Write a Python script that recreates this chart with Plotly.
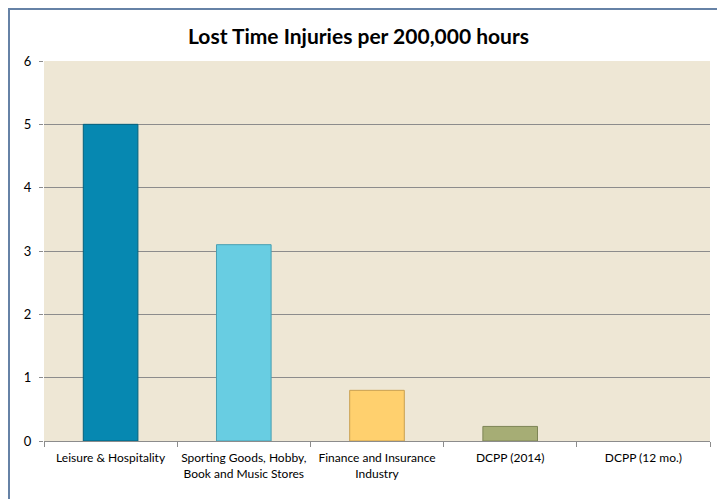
import plotly.graph_objects as go

categories = ["Leisure & Hospitality", "Sporting Goods, Hobby,<br>Book and Music Stores",
              "Finance and Insurance<br>Industry", "DCPP (2014)", "DCPP (12 mo.)"]
values = [5.0, 3.1, 0.8, 0.23, 0.0]
bar_colors = ["#0688B1", "#68CDE2", "#FFD06E", "#A6AD75", "rgba(0,0,0,0)"]
line_colors = ["#05607C", "#4A9FB2", "#C9A050", "#7E8556", "rgba(0,0,0,0)"]
y_ticks = [0, 1, 2, 3, 4, 5, 6]

W, H = 717, 499
L, R, T, B = 44, 7, 61, 58
pw, ph = W - L - R, H - T - B

fig = go.Figure(go.Bar(
    x=categories, y=values,
    marker=dict(color=bar_colors, line=dict(color=line_colors, width=1)),
    width=0.41,
))

def px(p):
    return (p - L) / pw

def py(q):
    return (H - B - q) / ph

fig.update_layout(
    width=W, height=H,
    margin=dict(l=L, r=R, t=T, b=B, autoexpand=False),
    paper_bgcolor="white",
    plot_bgcolor="#EEE7D5",
    font=dict(family="Lato, 'Open Sans', sans-serif", size=12, color="black"),
    title=dict(text="<b>Lost Time Injuries per 200,000 hours</b>",
               x=0.5, xanchor="center", y=1 - 37 / H, yanchor="middle",
               font=dict(size=21, color="black")),
    showlegend=False,
    bargap=0.59,
    xaxis=dict(showgrid=False, ticks="outside", tickson="boundaries", ticklen=5,
               tickcolor="#8C8C8C", showline=True, linecolor="#8C8C8C", linewidth=1,
               tickangle=0, automargin=False, ticklabelstandoff=6,
               tickfont=dict(size=12)),
    yaxis=dict(range=[0, 6], tickvals=y_ticks, showgrid=True, gridcolor="#8C8C8C",
               gridwidth=1, ticks="outside", ticklen=4, tickcolor="#8C8C8C",
               zeroline=False, showline=False, automargin=False,
               ticklabelstandoff=5, tickfont=dict(size=13)),
    shapes=[dict(type="rect", xref="paper", yref="paper",
                 x0=px(9), x1=px(W + 10), y0=py(H + 10), y1=py(9),
                 line=dict(color="#6682A6", width=2), layer="below")],
)

fig.write_html("out.html", config={"displayModeBar": False},
               post_script="document.body.style.margin='0';")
# # # # #
Output the data above without changes, apart from leaving out the pictures.

Write a Python script that recreates this chart with Plotly.
import plotly.graph_objects as go

categories = ["Leisure & Hospitality", "Sporting Goods, Hobby,<br>Book and Music Stores",
              "Finance and Insurance<br>Industry", "DCPP (2014)", "DCPP (12 mo.)"]
values = [5.0, 3.1, 0.8, 0.23, 0.0]
bar_colors = ["#0688B1", "#68CDE2", "#FFD06E", "#A6AD75", "rgba(0,0,0,0)"]
line_colors = ["#05607C", "#4A9FB2", "#C9A050", "#7E8556", "rgba(0,0,0,0)"]
y_ticks = [0, 1, 2, 3, 4, 5, 6]

W, H = 717, 499
L, R, T, B = 44, 7, 61, 58
pw, ph = W - L - R, H - T - B

fig = go.Figure(go.Bar(
    x=categories, y=values,
    marker=dict(color=bar_colors, line=dict(color=line_colors, width=1)),
    width=0.41,
))

def px(p):
    return (p - L) / pw

def py(q):
    return (H - B - q) / ph

fig.update_layout(
    width=W, height=H,
    margin=dict(l=L, r=R, t=T, b=B, autoexpand=False),
    paper_bgcolor="white",
    plot_bgcolor="#EEE7D5",
    font=dict(family="Lato, 'Open Sans', sans-serif", size=12, color="black"),
    title=dict(text="<b>Lost Time Injuries per 200,000 hours</b>",
               x=0.5, xanchor="center", y=1 - 37 / H, yanchor="middle",
               font=dict(size=21, color="black")),
    showlegend=False,
    bargap=0.59,
    xaxis=dict(showgrid=False, ticks="outside", tickson="boundaries", ticklen=5,
               tickcolor="#8C8C8C", showline=True, linecolor="#8C8C8C", linewidth=1,
               tickangle=0, automargin=False, ticklabelstandoff=6,
               tickfont=dict(size=12)),
    yaxis=dict(range=[0, 6], tickvals=y_ticks, showgrid=True, gridcolor="#8C8C8C",
               gridwidth=1, ticks="outside", ticklen=4, tickcolor="#8C8C8C",
               zeroline=False, showline=False, automargin=False,
               ticklabelstandoff=5, tickfont=dict(size=13)),
    shapes=[dict(type="rect", xref="paper", yref="paper",
                 x0=px(9), x1=px(W + 10), y0=py(H + 10), y1=py(9),
                 line=dict(color="#6682A6", width=2), layer="below")],
)

fig.write_html("out.html", config={"displayModeBar": False},
               post_script="document.body.style.margin='0';")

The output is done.